In 1932, after starting his first business precariously making Aurex haircream, the author bought “a large and very old Sunbeam tourer”. It cost £11. “Whenever it was not raining I always drove it with the hood down and the back windscreen proudly erect. We drove round North London replacing damaged haircream.” This Sunbeam had to be repaired from time to time, but was kept at least until 1934.

After various vicissitudes the author had got Goya off the ground and in 1945/46 joined the Chelsea Labour Party, which caused his Conservative friends to ask: “How can you be a Socialist when you own a business and have a new Rover car?” Collins retorted that it did not seem to matter much who owned a business—except to the proprietor, and that he stood for “Rovers for everyone”. (One notes that in subsequent years his eldest son went to Eton, and that by the time he was 39 his firm had bought him a Bentley!) It was presumably a new 1951 model.
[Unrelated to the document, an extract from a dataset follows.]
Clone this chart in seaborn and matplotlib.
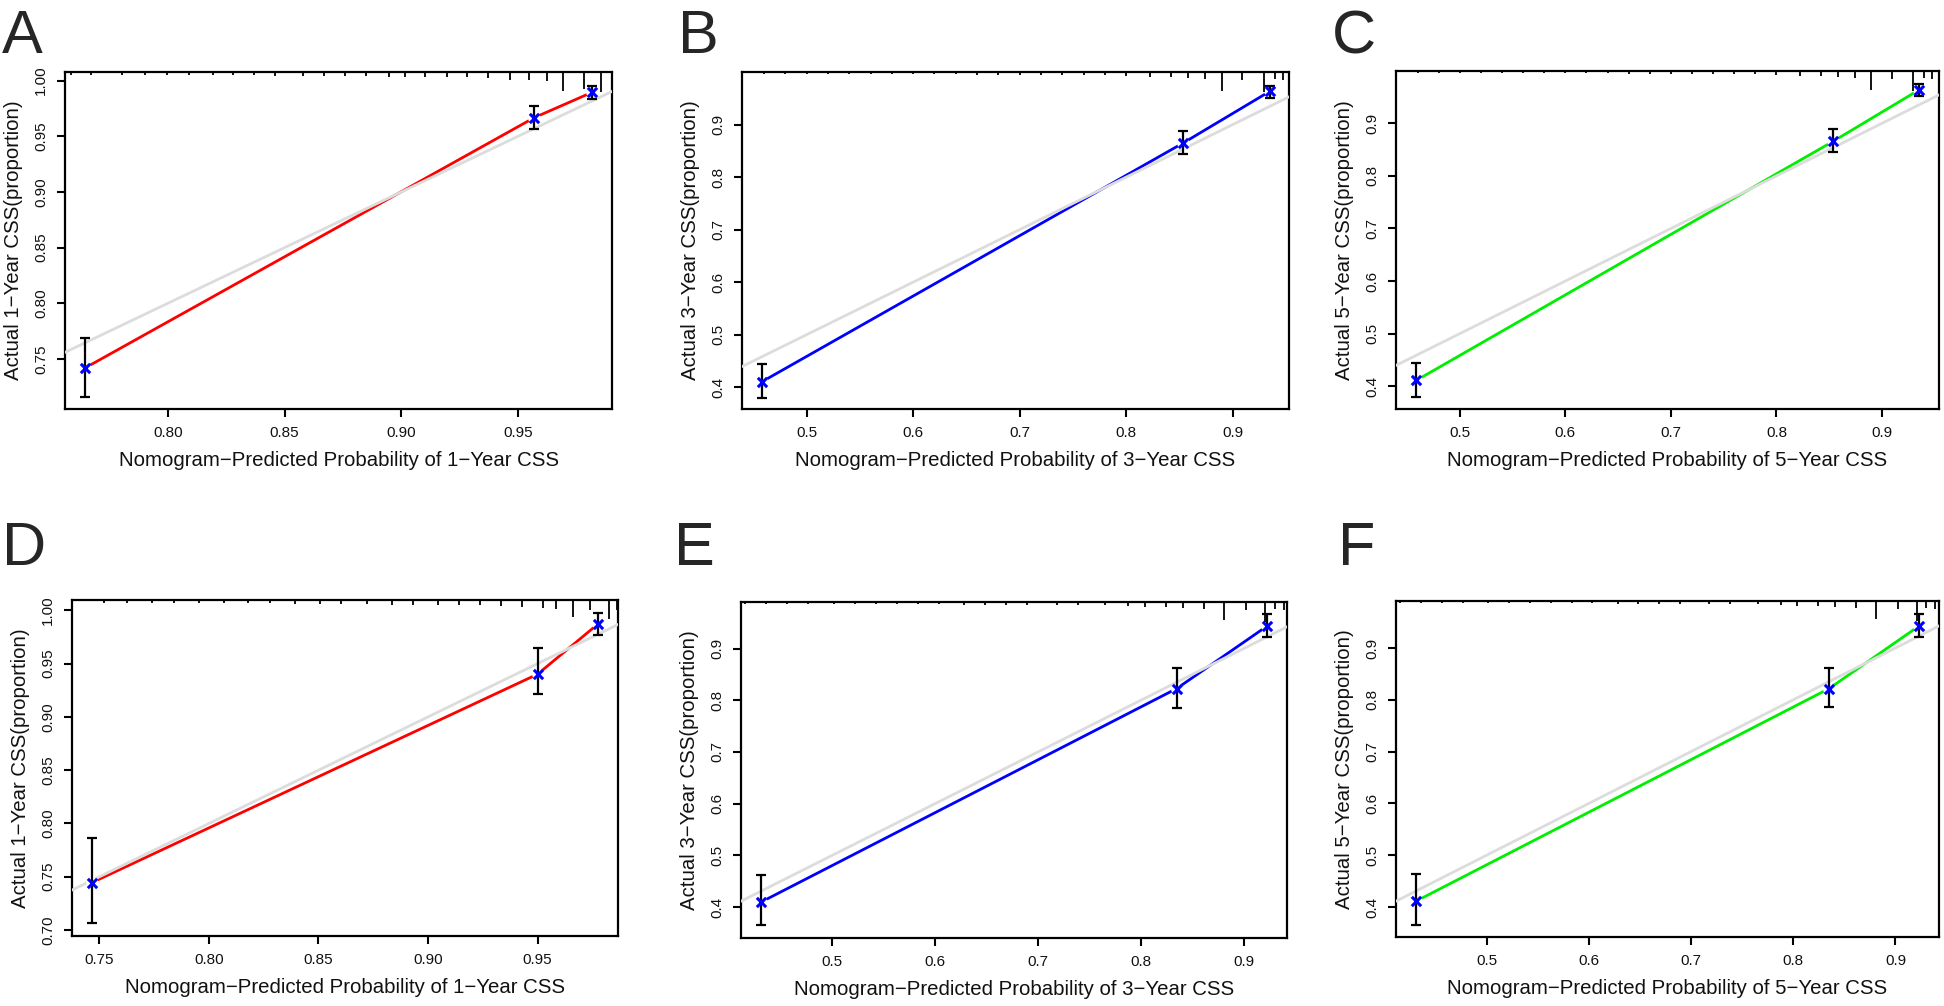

This book contains items of interest to boating enthusiasts, an interesting reference to “a very famous motor racing driver” who was working smoothly for a company promoter in 1947, and the statement that “most toilet preparations had reached, like that of the bicycle, a level of adequacy which makes any startling advantage for a new product almost impossible to achieve”, which should amuse Alex Moulton . . .—W. B.